Effect of Interface Defects on the Electric–Thermal–Stress Coupling Field Distribution of Cable Accessory Insulation

Abstract

The combined insulation interface of a high-voltage cable and accessories is the weakest part of a cable system. In this paper, the parameters of the dielectric constant, thermal conductivity, and elastic modulus of cross-linked polyethylene (XLPE) and silicone rubber (SIR) are obtained experimentally. On this basis, the model of a specific type of 110 kV cable and prefabricated insulation joint is established. A simulation of the electric–thermal–stress coupling field in the presence of typical defects in the main insulation–inner semi-conductive (SEMI) shielding layer (XLPE/SEMI interface) and the main insulation–silicone rubber insulation layer (XLPE/SIR interface) is studied.
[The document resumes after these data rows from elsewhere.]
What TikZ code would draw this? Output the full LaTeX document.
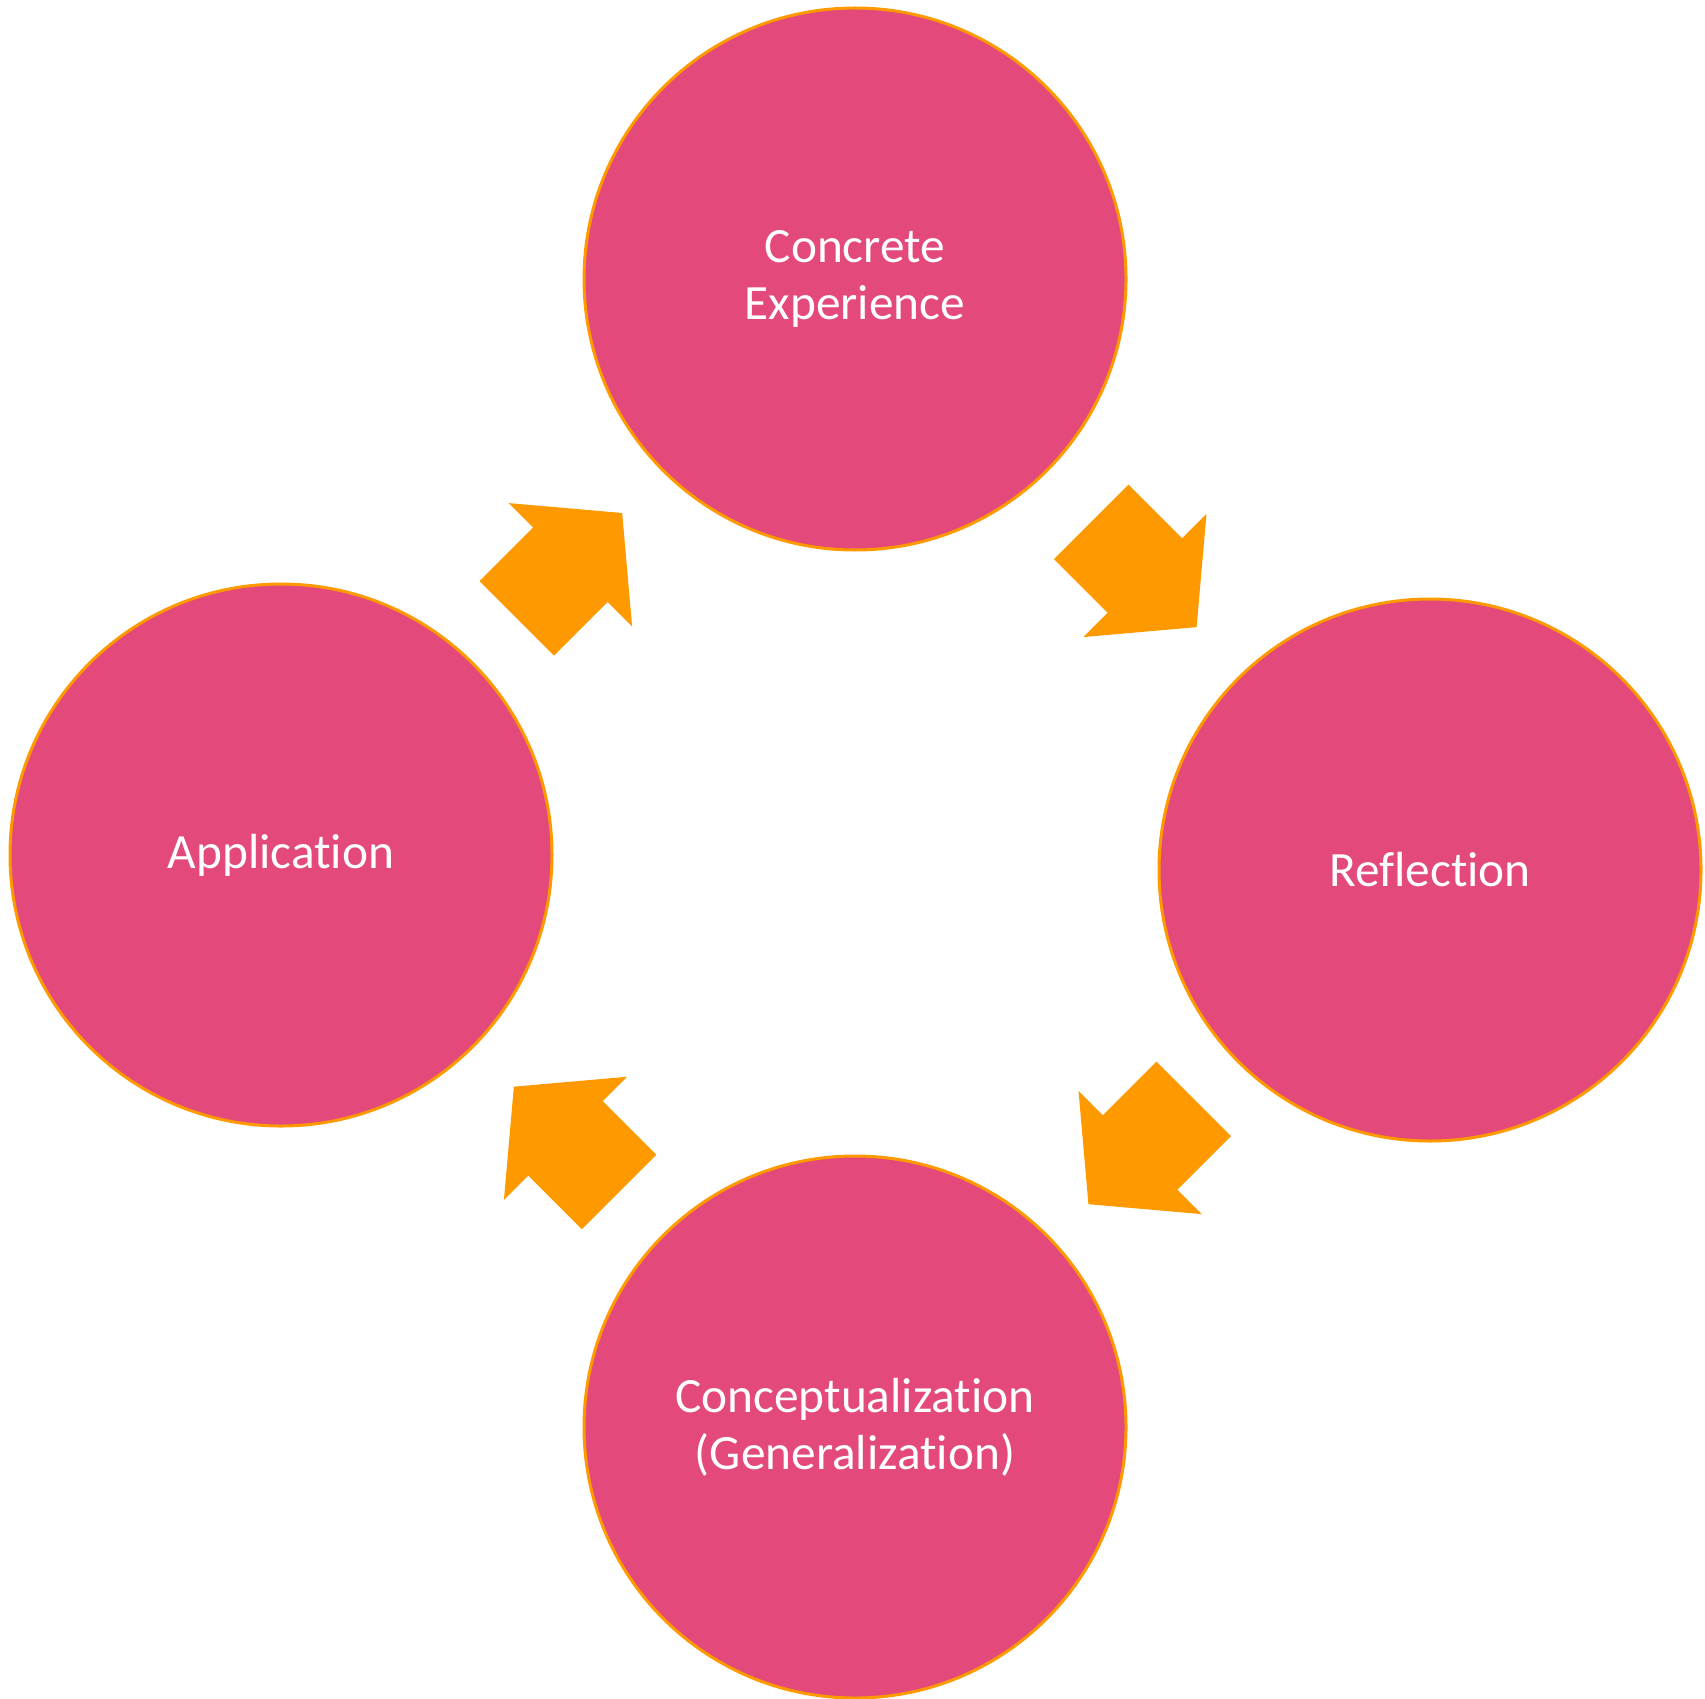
\documentclass[tikz,border=0pt]{standalone}
\usepackage{fontspec}
\setmainfont{Carlito}[Ligatures=NoCommon]
\usetikzlibrary{shapes.arrows,calc}
\definecolor{phasepink}{RGB}{227,73,122}
\definecolor{ringorange}{RGB}{255,153,0}
\tikzstyle{phase} = [draw=ringorange, line width=0.9pt, fill=phasepink, circle,
    minimum size=162.6pt, inner sep=0pt, text=white, align=center,
    font=\fontsize{14.8}{17.2}\selectfont]
\tikzstyle{turn} = [single arrow, fill=ringorange, draw=none, anchor=tail,
    inner xsep=0pt, inner ysep=15.6pt, single arrow head extend=10.35pt,
    single arrow tip angle=100, minimum height=44.7pt, minimum width=0pt]

\begin{document}
\begin{tikzpicture}[x=0.3pt, y=-0.3pt]
    \useasboundingbox (0,0) rectangle (1705,1698);

    % % % % % % % % % % % % % % % % % % % % % % %
    % The four stages
    % % % % % % % % % % % % % % % % % % % % % % %
    \node [phase] (exp) at (855,279) {Concrete\\Experience};
    \node [phase] (refl) at (1430,870) {Reflection};
    \node [phase] (concept) at (855,1427) {Conceptualization\\(Generalization)};
    \node [phase] (appl) at (281,855) {Application};

    % Arrows between the stages, tail a bit before half way
    \node [turn, rotate=-45] (exp2refl) at ($(exp)!0.41!(refl)$) {};
    \node [turn, rotate=-135] (refl2concept) at ($(refl)!0.41!(concept)$) {};
    \node [turn, rotate=135] (concept2appl) at ($(concept)!0.41!(appl)$) {};
    \node [turn, rotate=45] (appl2exp) at ($(appl)!0.41!(exp)$) {};

\end{tikzpicture}
\end{document}
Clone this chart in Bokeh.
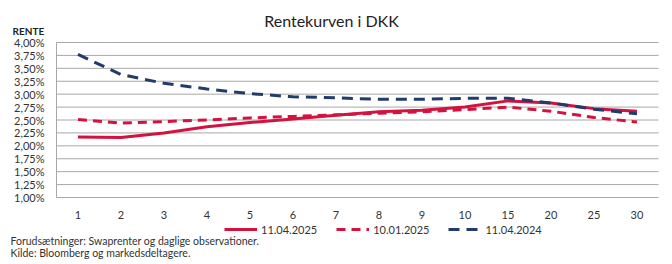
from bokeh.plotting import figure
from bokeh.models import Range1d, Legend, LegendItem
from bokeh.core.properties import value
from bokeh.embed import file_html
from bokeh.resources import INLINE

# ---- data ----
maturities = ["1", "2", "3", "4", "5", "6", "7", "8", "9", "10", "15", "20", "25", "30"]
rate_2025_04_11 = [2.17, 2.16, 2.25, 2.37, 2.45, 2.52, 2.59, 2.66, 2.69, 2.75, 2.87, 2.83, 2.72, 2.67]
rate_2025_01_10 = [2.51, 2.44, 2.47, 2.50, 2.54, 2.57, 2.60, 2.63, 2.66, 2.70, 2.75, 2.67, 2.55, 2.46]
rate_2024_04_11 = [3.77, 3.38, 3.21, 3.10, 3.01, 2.95, 2.93, 2.90, 2.90, 2.92, 2.92, 2.83, 2.71, 2.62]
y_ticks = [1.0, 1.25, 1.5, 1.75, 2.0, 2.25, 2.5, 2.75, 3.0, 3.25, 3.5, 3.75, 4.0]
series_labels = ["11.04.2025", "10.01.2025", "11.04.2024"]
title_text = "Rentekurven i DKK"
axis_title = "RENTE"
notes = ["Forudsætninger: Swaprenter og daglige observationer.",
         "Kilde: Bloomberg og markedsdeltagere."]

FONT = "Lato"
RED = "#d3123f"
BLUE = "#1f3c6c"
GRID = "#a8a8a8"
TXT = "#333333"

W, H = 672, 264
# plot area in canvas pixels
PL, PR, PT, PB = 56, 658, 42, 197
n = len(maturities)
slot = (PR - PL) / n                      # px per category slot
ymin, ymax = min(y_ticks), max(y_ticks)
ppu = (PB - PT) / (ymax - ymin)           # px per percentage point

# one frame covering the whole canvas; ranges chosen so the plot area sits at PL..PR, PT..PB
x_range = Range1d(-PL / slot, n + (W - PR) / slot)
y_range = Range1d(ymin - (H - PB) / ppu, ymax + PT / ppu)


def dx(px):
    return (px - PL) / slot


def dy(py):
    return ymin + (PB - py) / ppu


p = figure(width=W, height=H, x_range=x_range, y_range=y_range,
           x_axis_type=None, y_axis_type=None,
           min_border=0, min_border_left=0, min_border_right=0,
           min_border_top=0, min_border_bottom=0,
           output_backend="svg", toolbar_location=None)
p.outline_line_color = None
p.background_fill_color = "white"

# horizontal gridlines at the y ticks and the left axis line
p.segment(x0=[0] * len(y_ticks), x1=[n] * len(y_ticks), y0=y_ticks, y1=y_ticks,
          line_color=GRID, line_width=1)
p.segment(x0=[0], x1=[0], y0=[ymin], y1=[ymax], line_color=GRID, line_width=1)

# tick labels
y_labels = [f"{t:.2f}".replace(".", ",") + "%" for t in y_ticks]
p.text(x=[dx(44)] * len(y_ticks), y=y_ticks, text=y_labels, text_font=value(FONT),
       text_font_size="11px", text_align="right", text_baseline="middle", text_color=TXT)
x_pos = [i + 0.5 for i in range(n)]
p.text(x=x_pos, y=[dy(214)] * n, text=maturities, text_font=value(FONT),
       text_font_size="11px", text_align="center", text_baseline="middle", text_color=TXT)

# series
r1 = p.line(x_pos, rate_2025_04_11, line_color=RED, line_width=3)
r2 = p.line(x_pos, rate_2025_01_10, line_color=RED, line_width=3, line_dash="9 6")
r3 = p.line(x_pos, rate_2024_04_11, line_color=BLUE, line_width=3, line_dash="11 7")

# title, axis caption, notes
p.text(x=[dx(331)], y=[dy(20)], text=[title_text], text_font=value(FONT),
       text_font_size="16px", text_align="center", text_baseline="middle",
       text_color="#222222")
p.text(x=[dx(12)], y=[dy(30)], text=[axis_title], text_font=value(FONT),
       text_font_size="10px", text_font_style="bold", text_align="left",
       text_baseline="middle", text_color="#222222")
p.text(x=[dx(10), dx(10)], y=[dy(240), dy(252)], text=notes, text_font=value(FONT),
       text_font_size="10.5px", text_align="left", text_baseline="middle", text_color=TXT)

legend = Legend(items=[LegendItem(label=series_labels[0], renderers=[r1]),
                       LegendItem(label=series_labels[1], renderers=[r2]),
                       LegendItem(label=series_labels[2], renderers=[r3])],
                orientation="horizontal", location=(224, H - 236),
                glyph_width=33, glyph_height=14, label_standoff=4, spacing=19,
                padding=0, margin=0, border_line_color=None, background_fill_alpha=0,
                label_text_font=FONT, label_text_font_size="11px", label_text_color=TXT,
                label_height=14)
p.add_layout(legend)

open("out.html", "w").write(file_html(p, INLINE))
The simulation results show that at the XLPE/SIR interface, the electric field distortion caused by bubble defects reached 20.17 kV/mm, and the temperature rose to 56.15 °C. The effect of air-gap defects on the interface is similar to that of bubble defects. In addition, the semi-conductive impurity defects induced an increase in temperature to 56.82 °C and an increase in stress to 0.32 MPa. At the XLPE/SEMI interface, the electric field distortion induced by bubble defects was 19.98 kV/mm, and the temperature rose to 61.72 °C. The electric field distortion caused by metallic and semi-conductive defects was 8.44 kV/mm and 8.64 kV/mm, respectively. This study serves as a reference for the fault analysis and the operation and maintenance of cable accessories.